The problem is how far you let it impinge on your psyche. 'Dilbert is funny' one thing, but 'Dilbert is real life'? It's a cartoon innit!! I suspect the underlying reason for Dilbert's success is that far too many people 'identify' with him which, for reasons I hinted at in the previous post, would be logically impossible if it were based on accurate observation of the workplace. Scott Adams is aware of the fact that people would rather NOT be on the receiving end of a joke, thereby ensuring that this 'identification' process occurs (even though in many cases it is the result of vanity).
This sets up a mindset into which various ideas and perceptions can be framed as truisms (hence 'Dilbert is real life' etc) rather than subjective opinions worthy of challenge. I have seen this process in action when presented with the 'Dilbert' cartoons on the slide presentations.
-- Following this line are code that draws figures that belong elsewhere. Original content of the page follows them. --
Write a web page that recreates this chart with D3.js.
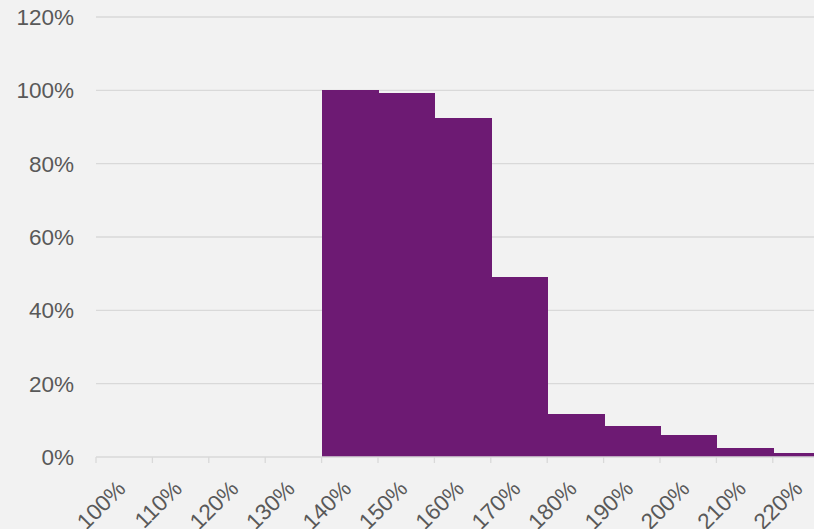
<!DOCTYPE html>
<html>
<head>
<meta charset="utf-8">
<script src="https://cdn.jsdelivr.net/npm/d3@7"></script>
<style>
  body { margin: 0; background: #f2f2f2; }
  text { font-family: "Liberation Sans", Arial, sans-serif; fill: #595959; }
</style>
</head>
<body>
<script>
var width = 814, height = 529;

// bins (lower edge, %) and share of cases (%)
var binStarts = [140, 150, 160, 170, 180, 190, 200, 210, 220];
var binValues = [100, 99.2, 92.4, 49.1, 11.7, 8.4, 6.0, 2.5, 1.1];
var xTicks = [100, 110, 120, 130, 140, 150, 160, 170, 180, 190, 200, 210, 220];
var yTicks = [0, 20, 40, 60, 80, 100, 120];

var svg = d3.select("body")
    .append("svg")
    .attr("width", width)
    .attr("height", height);

svg.append("rect")
    .attr("width", width)
    .attr("height", height)
    .attr("fill", "#f2f2f2");

var x = d3.scaleLinear()
    .domain([100, 230])
    .range([96, 96 + 13 * 56.4]);

var y = d3.scaleLinear()
    .domain([0, 120])
    .range([457, 17]);

// gridlines
svg.append("g")
    .selectAll("line")
    .data(yTicks.filter(function (d) { return d > 0; }))
    .enter()
    .append("line")
    .attr("x1", x(100))
    .attr("x2", width)
    .attr("y1", function (d) { return y(d); })
    .attr("y2", function (d) { return y(d); })
    .attr("stroke", "#d9d9d9")
    .attr("stroke-width", 1.3);

// y labels
svg.append("g")
    .selectAll("text")
    .data(yTicks)
    .enter()
    .append("text")
    .attr("x", 74)
    .attr("y", function (d) { return y(d); })
    .attr("dy", "0.35em")
    .attr("text-anchor", "end")
    .style("font-size", "22.5px")
    .text(function (d) { return d + "%"; });

// bars
svg.append("g")
    .attr("shape-rendering", "crispEdges")
    .selectAll("rect")
    .data(binStarts)
    .enter()
    .append("rect")
    .attr("x", function (d) { return x(d); })
    .attr("width", function (d) { return x(d + 10) - x(d) + 1; })
    .attr("y", function (d, i) { return y(binValues[i]); })
    .attr("height", function (d, i) { return y(0) - y(binValues[i]); })
    .attr("fill", "#6d1a73");

// x axis line and ticks
svg.append("line")
    .attr("x1", x(100))
    .attr("x2", width)
    .attr("y1", y(0))
    .attr("y2", y(0))
    .attr("stroke", "#d9d9d9")
    .attr("stroke-width", 1.3);

svg.append("g")
    .selectAll("line")
    .data(xTicks)
    .enter()
    .append("line")
    .attr("x1", function (d) { return x(d); })
    .attr("x2", function (d) { return x(d); })
    .attr("y1", y(0))
    .attr("y2", y(0) + 6)
    .attr("stroke", "#d9d9d9")
    .attr("stroke-width", 1.3);

svg.append("g")
    .selectAll("text")
    .data(xTicks)
    .enter()
    .append("text")
    .attr("transform", function (d) { return "translate(" + (x(d) + 31) + "," + 490 + ") rotate(-45)"; })
    .attr("text-anchor", "end")
    .style("font-size", "22.5px")
    .text(function (d) { return d + "%"; });
</script>
</body>
</html>
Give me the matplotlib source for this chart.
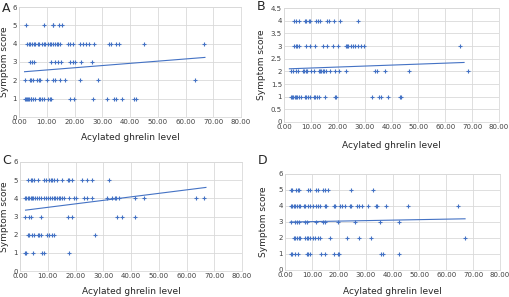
import matplotlib
matplotlib.use("Agg")
import matplotlib.pyplot as plt
import numpy as np

# Acylated ghrelin level per symptom score
a_x = {
    5: [2.4, 9.1, 12.1, 12.4, 14.4, 15.6],
    4: [2.9, 3.5, 4.1, 4.7, 5.3, 5.9, 6.9, 7.3, 8.3, 8.9, 9.5, 10.4, 11, 11.6, 12.4, 13,
        13.6, 14.2, 14.8, 17.7, 18.3, 19.5, 22.1, 23.0, 24.2, 25.4, 27.2, 32.5, 33.1,
        34.9, 36.1, 44.9, 66.8],
    3: [4.1, 4.7, 5.3, 11.6, 13, 14.2, 15.1, 18.3, 19.5, 20.1, 22.5, 26.2],
    2: [2.1, 3.8, 4.5, 5, 6.5, 7.1, 7.7, 10, 12.1, 12.8, 14.8, 16.6, 22.1, 28.4, 63.5],
    1: [2.1, 2.6, 2.9, 3.3, 3.7, 4.2, 4.5, 5, 5.9, 7.1, 7.7, 8.3, 8.9, 10.4, 11, 11.6,
        18.3, 19.9, 26.8, 31.6, 34.3, 34.9, 37, 41.6, 42.1],
}
b_x = {
    4: [3.7, 4.3, 5.5, 7.7, 8.3, 9.4, 9.8, 11.9, 12.6, 13.5, 16, 16.6, 18.6, 20.9, 27.6],
    3: [3.7, 4.3, 4.9, 5.5, 8, 9.8, 11.4, 14.5, 16, 18.4, 20.2, 22.9, 23.3, 23.9, 24.9,
        25.8, 26.4, 27.6, 28.8, 29.8, 65.6],
    2: [2.5, 3.3, 4.3, 5.3, 7.1, 7.6, 8, 8.6, 10.1, 11, 12.9, 13.3, 13.8, 14.5, 14.9,
        15.6, 17.2, 19, 20.6, 22.9, 33.7, 34.6, 37.4, 46.6, 68.5],
    1: [2.5, 3.0, 3.5, 4.0, 4.5, 5.0, 5.5, 6.2, 7.7, 8.3, 8.9, 9.6, 11, 11.6, 12.3, 13.0,
        15.3, 18.9, 19.5, 32.9, 35.3, 36.2, 38.7, 43.3, 43.6],
}
c_x = {
    5: [3, 3.8, 4.4, 5, 6.5, 8.5, 9.5, 10.6, 11.3, 11.7, 12.3, 13.3, 15.1, 17.2, 17.8,
        18.9, 22.4, 24, 26, 32],
    4: [1.8, 2.3, 2.8, 3.3, 3.8, 4.3, 4.8, 5.3, 6.2, 6.8, 7.7, 8.5, 9.4, 10.1, 10.9, 11.5,
        12.1, 12.7, 13.3, 13.9, 14.5, 15.1, 15.7, 17.5, 19.6, 20.0, 23.2, 24.3, 26.1,
        31.5, 33.2, 34.1, 34.7, 35.5, 41.5, 44.7, 63.4, 66.4],
    3: [1.8, 3.2, 3.8, 7.4, 17.2, 18.9, 34.9, 36.7, 41.5],
    2: [3, 3.4, 4.4, 5, 6.5, 7, 7.4, 9.7, 10.3, 11.7, 12.1, 26.9],
    1: [1.8, 2.3, 4.6, 8, 8.5, 17.8],
}
d_x = {
    5: [2.1, 2.7, 4.1, 4.8, 5.3, 8.7, 9.3, 11.7, 12.3, 14.1, 14.7, 15.9, 24.7, 32.9],
    4: [2.1, 2.7, 3.3, 3.9, 4.5, 5.1, 5.7, 6.9, 7.5, 8.7, 9.3, 10.5, 11.7, 12.3, 12.9,
        14.7, 15.3, 18.1, 18.7, 20.4, 21.1, 22.3, 24.2, 24.6, 26.7, 27.4, 28.8, 31.0,
        33.7, 34.3, 37.7, 45.6, 64.3],
    3: [2.3, 3.9, 4.5, 5.1, 7.5, 8.1, 11.7, 14.1, 14.7, 19.6, 25.9, 35.3, 42.5],
    2: [3.3, 3.9, 4.5, 5.1, 5.7, 7.5, 8.1, 8.7, 9.3, 10.5, 11.1, 12.3, 12.9, 16.9, 23.2,
        27.7, 32.0, 66.9],
    1: [2.1, 2.7, 3.9, 4.8, 8.1, 8.7, 9.3, 13.5, 14.7, 18.1, 19.6, 20.2, 35.9, 36.5, 42.5],
}

# trend line end values
trend_x = [2.0, 67.0]
a_trend = [2.47, 3.25]
b_trend = [2.10, 2.35]
c_trend = [3.35, 4.60]
d_trend = [3.00, 3.20]

blue = "#4472C4"
grid = "#D9D9D9"
W, H = 510, 297

fig = plt.figure(figsize=(W / 100, H / 100), dpi=100)

# letter, data, trend, plot box in pixels (left, right, top, bottom), ymax, ystep,
# letter position, y-label x, x-label y
panels = [
    ("A", a_x, a_trend, (19, 241, 7, 117), 6, 1, (2, 8), 5, 137),
    ("B", b_x, b_trend, (284, 499, 8, 122), 4.5, 0.5, (257, 7), 262, 145),
    ("C", c_x, c_trend, (20, 242, 162, 271), 6, 1, (2, 160), 5, 291),
    ("D", d_x, d_trend, (285, 500, 174, 270), 6, 1, (258, 161), 263, 291),
]

for letter, data, trend, box, ymax, ystep, lab, ylx, xly in panels:
    l, r, t, b = box
    ax = fig.add_axes([l / W, 1 - b / H, (r - l) / W, (b - t) / H])
    for score, xs in data.items():
        ax.scatter(xs, [score] * len(xs), marker="+", s=6, color=blue,
                   linewidths=0.8, zorder=3)
    ax.plot(trend_x, trend, color=blue, lw=0.8, zorder=3)
    ax.set_xlim(0, 80)
    ax.set_ylim(0, ymax)
    ax.set_xticks(np.arange(0, 81, 10))
    ax.set_xticklabels([f"{v:.2f}" for v in np.arange(0, 81, 10)])
    yt = np.arange(0, ymax + 0.01, ystep)
    ax.set_yticks(yt)
    ax.set_yticklabels([f"{v:g}" for v in yt])
    ax.grid(True, color=grid, lw=0.6)
    ax.set_axisbelow(True)
    for s in ax.spines.values():
        s.set_color(grid)
        s.set_linewidth(0.6)
    ax.tick_params(length=0, labelsize=5, pad=1.5, colors="#404040")
    ax.set_xlabel("Acylated ghrelin level", fontsize=6.5, color="#262626", va="center")
    ax.set_ylabel("Symptom score", fontsize=6.5, color="#262626", va="center")
    # place axis labels at the pixel positions seen in the reference
    ax.xaxis.set_label_coords(0.5, -(xly - b) / (b - t))
    ax.yaxis.set_label_coords(-(l - ylx) / (r - l), 0.5)
    fig.text(lab[0] / W, 1 - lab[1] / H, letter, fontsize=9,
             ha="left", va="center", color="#262626")

fig.savefig("out.png", dpi=100)
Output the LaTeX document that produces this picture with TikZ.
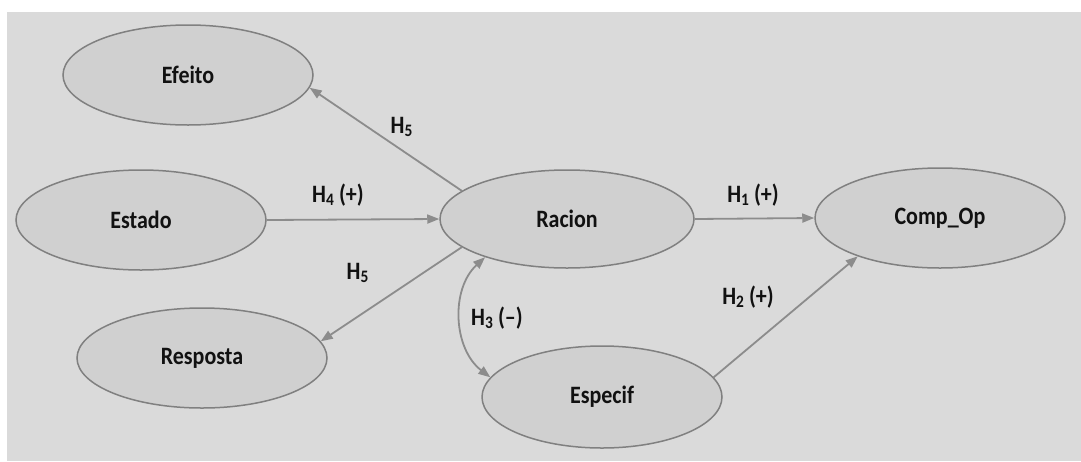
\documentclass[tikz,border=0pt]{standalone}
\usepackage{fontspec}
\setmainfont{Carlito}[FakeStretch=0.88]
\usetikzlibrary{arrows.meta,shapes.geometric}
\definecolor{panelFill} {HTML}{DADADA}
\definecolor{nodeFill}  {HTML}{D0D0D0}
\definecolor{nodeLine}  {HTML}{808080}
\definecolor{arrowC}    {HTML}{8C8C8C}
\definecolor{textC}     {HTML}{111111}
\tikzset{
  >={Triangle[length=6pt,width=4.5pt]},
  construct/.style={ellipse,draw=nodeLine,line width=0.75pt,fill=nodeFill,
    inner sep=0pt,minimum width=125pt,minimum height=50pt,text=textC,
    font=\fontsize{12.5}{14}\selectfont\bfseries},
  hypArrow/.style={->,draw=arrowC,line width=0.9pt},
  hypLabel/.style={text=textC,font=\fontsize{12.5}{14}\selectfont\bfseries},
}
\begin{document}
\begin{tikzpicture}[x=0.5pt,y=-0.5pt]
\useasboundingbox (0,0) rectangle (1081,461);
\fill[panelFill] (7,12) rectangle (1081,461);
% constructs
\node[construct] (efeito) at (188,75) {Efeito};
\node[construct] (estado) at (141,220) {Estado};
\node[construct] (resposta) at (202,358) {Resposta};
\node[construct,minimum width=127pt,minimum height=49pt] (racion) at (567,219) {Racion};
\node[construct] (compop) at (940,218) {Comp\_Op};
\node[construct,minimum width=120pt,minimum height=51pt] (especif) at (602,397) {Especif};
% hypotheses
\draw[hypArrow] (racion.165) -- (efeito.-6);
\draw[hypArrow] (estado.east) -- (racion.west);
\draw[hypArrow] (racion.195) -- (resposta.8);
\draw[hypArrow] (racion.east) -- (compop.west);
\draw[hypArrow] (especif.10) -- (compop.205);
\draw[hypArrow,<->] (racion.205) to[bend right=50] (especif.170);
% labels
\node[hypLabel] (h5a) at (402,127) {H\textsubscript{5}};
\node[hypLabel] (h4) at (338,195) {H\textsubscript{4}\,(+)};
\node[hypLabel] (h5b) at (358,273) {H\textsubscript{5}};
\node[hypLabel] (h1) at (753,195) {H\textsubscript{1}\,(+)};
\node[hypLabel] (h2) at (748,297) {H\textsubscript{2}\,(+)};
\node[hypLabel] (h3) at (497,318) {H\textsubscript{3}\,(--)};
\end{tikzpicture}
\end{document}
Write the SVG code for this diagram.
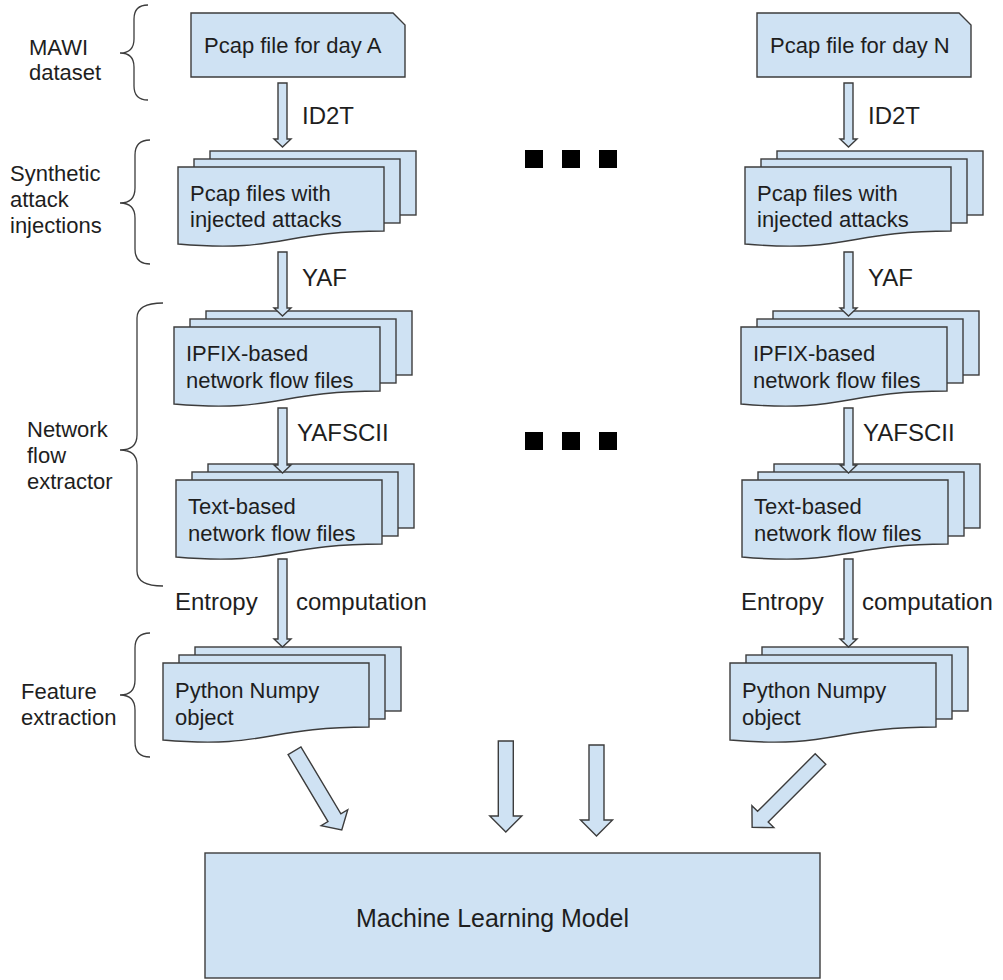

We (presumably) have been subtly co-erced into thinking that 'Unix purists are snobs and bigots' 'Myers-Briggs tests are useless' etc (and I am sure) etc. Valid opinions, but opinions nonetheless.
As regards Scott Adams, he openly admits that his sole motivation is fiscal. Nothing wrong with that, but considering how it is in his interest to maximise his potential audience I would be wary of taking this man's 'real life' without a ton or two of salt. After all, you can't sell as much merchandising to an elite can you?